This dissertation investigates change and continuity in household gender dynamics in the context of Guatemalans’ labour migration to Canada. Thousands of Guatemalans have challenged circumstances of economic precariousness by working in Canadian agriculture through Canada’s Temporary Foreign Worker Program. This study explores experiences of migrants and non-migrating partners and other household members through a social, critical, and feminist lens, specifically asking whether Guatemalan women’s and men’s seasonal migration to Canada has contributed to shifts in gender-related practices
and relations of power in their households. The study is situated in ‘gender and migration’ scholarship, and rests theoretically on the idea that gender is expressed at individual, ideological, and institutional levels of society. I map this foundation onto the possibilities created by the temporary labour migration of individual household members. Specifically, I investigate shifts in the gendered selves of migrants and partners, gender consciousness and ideologies as social remittances, and the impacts of income and economic remittances.
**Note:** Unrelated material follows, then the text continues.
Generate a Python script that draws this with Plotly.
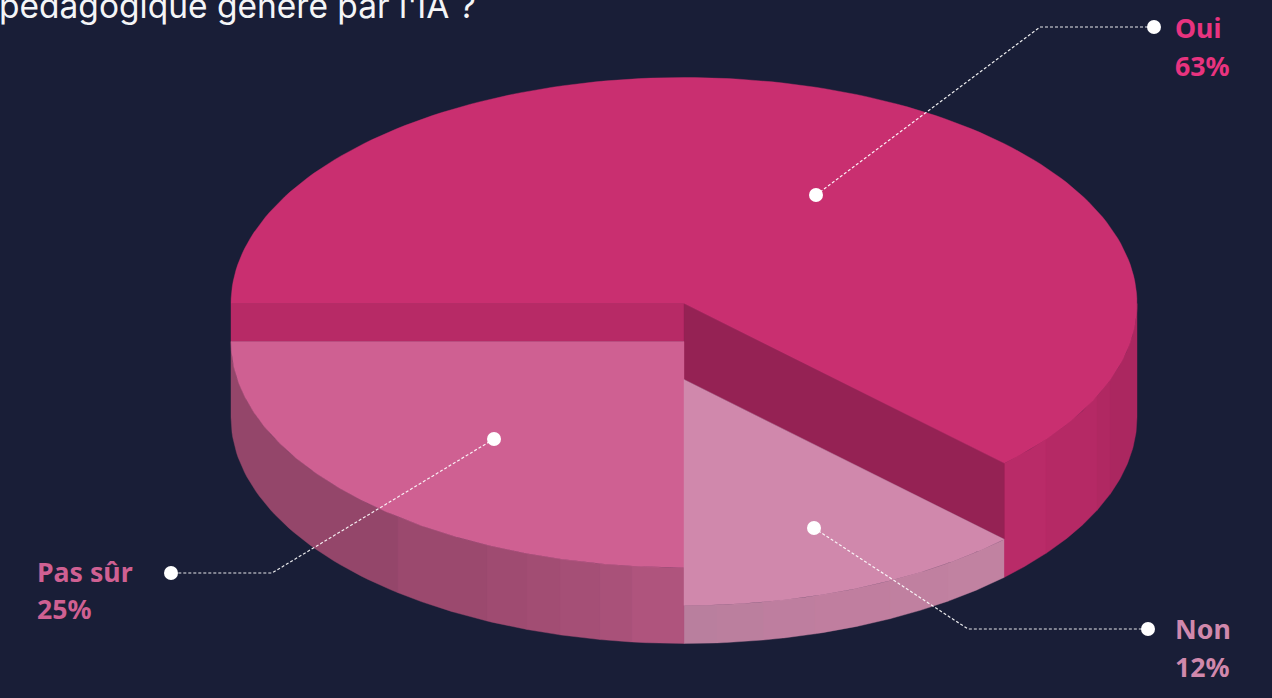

These lines of inquiry were pursued through
critical feminist and ethnographic approaches to interview-based fieldwork in Guatemala with migrant-sending households in an indigenous community, complemented by organizational interviews in both Guatemala and Canada. Based on both during- and post-migration scenarios, this case study revealed that migration has reinforced the status quo much more than it has encouraged disruptions to patriarchal household gender dynamics. Although occasional signs of change did arise in thinking about and practicing gender, this dissertation demonstrates a great deal of continuity in women’s and men’s
gender practices and relations of authority, and draws attention to the profound influence of both transnational processes and local conditions that reinforce gender relations. In a context where Guatemalans’ migration to Canada shows few signs of ebbing, this dissertation identifies the need for further research to assess both longer-term and intersectional gender-related impacts.